[Charts and diagrams as code]
┄┄┄┄┄┄┄┄┄┄┄┄┄┄┄┄┄┄┄┄
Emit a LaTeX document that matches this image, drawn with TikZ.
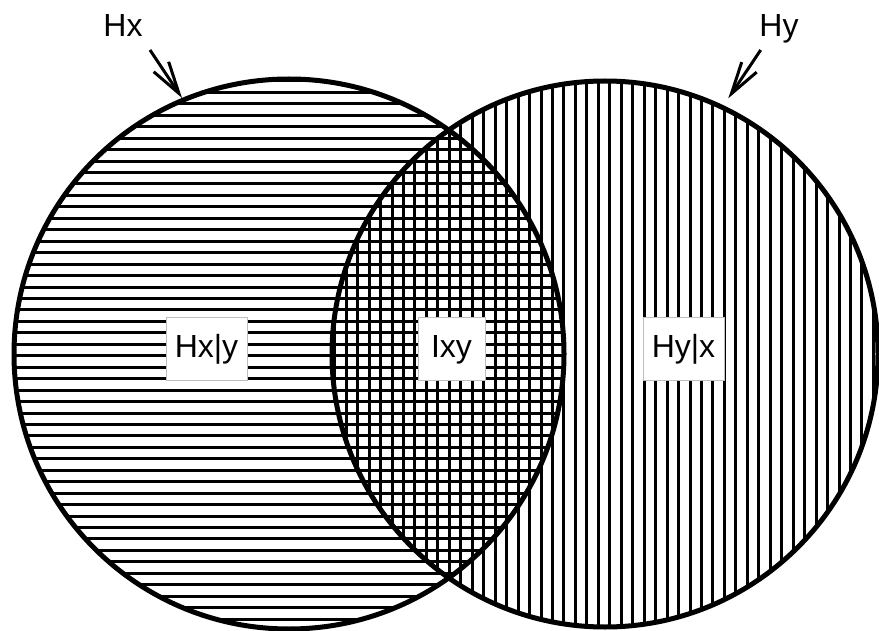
\documentclass[tikz,border=0pt]{standalone}
\usepackage{fontspec}
\setmainfont{Liberation Sans}
\usetikzlibrary{arrows.meta}
\begin{document}
\begin{tikzpicture}[x=1pt,y=-1pt,
  hatch/.style={line width=3pt},
  rim/.style={line width=5pt},
  tag/.style={fill=white, draw=black!25, line width=0.8pt,
    font=\fontsize{32}{38}\selectfont, text height=23pt, text depth=6pt,
    minimum height=63pt, inner xsep=0pt},
  head/.style={font=\fontsize{32}{38}\selectfont, anchor=base, inner sep=0pt},
  pointer/.style={line width=3pt, -{Straight Barb[length=32pt,width=18pt]}}]
\useasboundingbox (0,0) rectangle (879,631);
\coordinate (cx) at (289,354);
\coordinate (cy) at (605,354);

% horizontal hatching inside the left set
\begin{scope}
  \clip (cx) circle[radius=275];
  \foreach \k in {-16,...,34}
    \draw[hatch] (0,{252.7+11.45*\k}) -- (879,{252.7+11.45*\k});
\end{scope}

% vertical hatching inside the right set
\begin{scope}
  \clip (cy) circle[radius=273];
  \foreach \k in {-10,...,41}
    \draw[hatch] ({781.7-11.46*\k},0) -- ({781.7-11.46*\k},631);
\end{scope}

% region labels
\node[tag, minimum width=81pt] (hxgy) at (206.5,349) {Hx|y};
\node[tag, minimum width=67pt] (ixy) at (451.5,349) {Ixy};
\node[tag, minimum width=81pt] (hygx) at (683.5,349) {Hy|x};

% set outlines
\draw[rim] (cx) circle[radius=275];
\draw[rim] (cy) circle[radius=273];

% set names with pointers
\node[head] (hx) at (123,36.7) {Hx};
\node[head] (hy) at (779,36.7) {Hy};
\coordinate (hxfrom) at (150,50);
\coordinate (hxto) at (182,98);
\coordinate (hyfrom) at (760.7,50);
\coordinate (hyto) at (728.3,98.3);
\draw[pointer] (hxfrom) -- (hxto);
\draw[pointer] (hyfrom) -- (hyto);
\end{tikzpicture}
\end{document}
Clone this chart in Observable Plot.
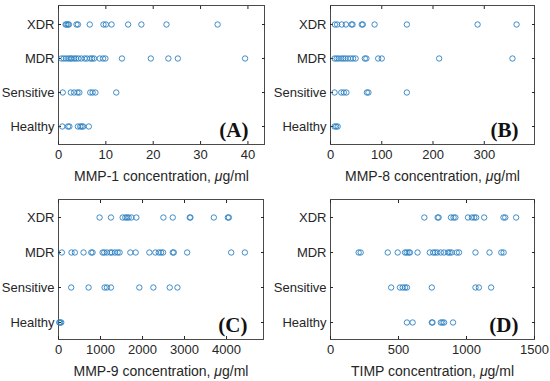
┄┄┄┄┄┄┄┄┄┄┄┄┄┄┄┄┄┄┄┄
[Problem description] Write out all the entries again, word for word, and print no images.

[Response to this exercise]
Emit a LaTeX document that matches this image, drawn with TikZ.
\documentclass[tikz,border=0pt]{standalone}
\usepackage{fontspec}
\setmainfont{Liberation Sans}
\usetikzlibrary{arrows.meta}
\begin{document}
\begin{tikzpicture}[x=1pt,y=-1pt,
  hatch/.style={line width=3pt},
  rim/.style={line width=5pt},
  tag/.style={fill=white, draw=black!25, line width=0.8pt,
    font=\fontsize{32}{38}\selectfont, text height=23pt, text depth=6pt,
    minimum height=63pt, inner xsep=0pt},
  head/.style={font=\fontsize{32}{38}\selectfont, anchor=base, inner sep=0pt},
  pointer/.style={line width=3pt, -{Straight Barb[length=32pt,width=18pt]}}]
\useasboundingbox (0,0) rectangle (879,631);
\coordinate (cx) at (289,354);
\coordinate (cy) at (605,354);

% horizontal hatching inside the left set
\begin{scope}
  \clip (cx) circle[radius=275];
  \foreach \k in {-16,...,34}
    \draw[hatch] (0,{252.7+11.45*\k}) -- (879,{252.7+11.45*\k});
\end{scope}

% vertical hatching inside the right set
\begin{scope}
  \clip (cy) circle[radius=273];
  \foreach \k in {-10,...,41}
    \draw[hatch] ({781.7-11.46*\k},0) -- ({781.7-11.46*\k},631);
\end{scope}

% region labels
\node[tag, minimum width=81pt] (hxgy) at (206.5,349) {Hx|y};
\node[tag, minimum width=67pt] (ixy) at (451.5,349) {Ixy};
\node[tag, minimum width=81pt] (hygx) at (683.5,349) {Hy|x};

% set outlines
\draw[rim] (cx) circle[radius=275];
\draw[rim] (cy) circle[radius=273];

% set names with pointers
\node[head] (hx) at (123,36.7) {Hx};
\node[head] (hy) at (779,36.7) {Hy};
\coordinate (hxfrom) at (150,50);
\coordinate (hxto) at (182,98);
\coordinate (hyfrom) at (760.7,50);
\coordinate (hyto) at (728.3,98.3);
\draw[pointer] (hxfrom) -- (hxto);
\draw[pointer] (hyfrom) -- (hyto);
\end{tikzpicture}
\end{document}
Clone this chart in Observable Plot.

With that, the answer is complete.